I thought I knew all there was to know. I did not. I understood that African Americans—even those who are wealthier and better credentialed than I am—walked through life with disadvantages I did not have.

I knew a lot about the social and economic burdens of Blackness, but I never thought in terms of whiteness or of white privilege. I thought I could come close to knowing what it's like to navigate everyday life with dark skin, but I’ve learned there will always be a yawning gap in my comprehension. And if all that is true of someone with my background, how much more true is it for people who grew up in segregated environments and were saturated with stereotypes and racist tropes?

Our long overdue moment of reckoning is a spiritual challenge, not just a social or political one. We are called upon to stretch beyond our comfort zones, to introspect rigorously and self-assess honestly.

How do we measure up to our cherished values?

How close do we come to our noblest image of ourselves?

How consistently do we exercise in a racial context spiritual virtues such as humility, compassion, generosity, sincerity, empathy, and lovingkindness?

The simple process of listening and learning can bring into play many of those cherished attributes, and there is a great deal of listening and learning to be done.

The moment also calls for the spiritual exercise of enlarging our sense of who we are and whom we include in our circle of kinship. A narrow sense of self and kin restricts our range of care, reinforcing the tribalism that has caused so much misery. Each of us needs to enlarge that circle.
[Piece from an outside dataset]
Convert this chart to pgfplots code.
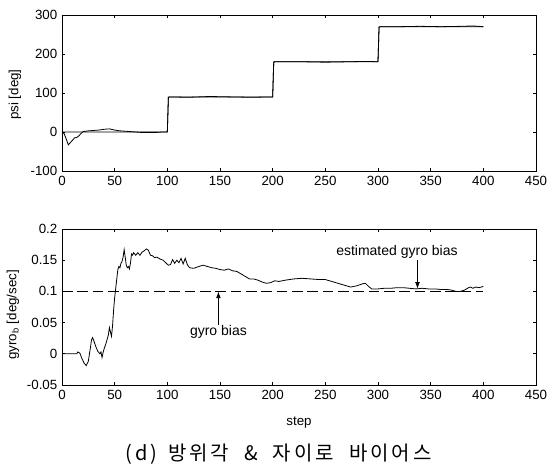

We also need to negotiate one of the trickier paradoxes of spiritual living: to apprehend both the vast diversity of Creation and the unity that underlies and permeates it. We need to celebrate the magnificent variety of human life, including the rainbow of races and ethnicities, and, at the same time, recognize our essential Oneness.

We need to accept our differences and study their implications, and simultaneously embrace the sacred unity of Spirit that transcends our usual forms of identity. Recognizing Oneness does not obliterate individual differences or deny socially constructed categories, but knowing we are all divine beings can help us deal with our historical baggage and create a different template for the future.

And that will take action, not just personal growth, dialogue, and good intentions. White people have to step up—whether that means fighting for effective public policies or writing a check or putting up a lawn sign or simply raising your kids to be anti-racist. With privilege comes responsibility ... or, if you prefer biblical language: “to whom much is given, much will be required.”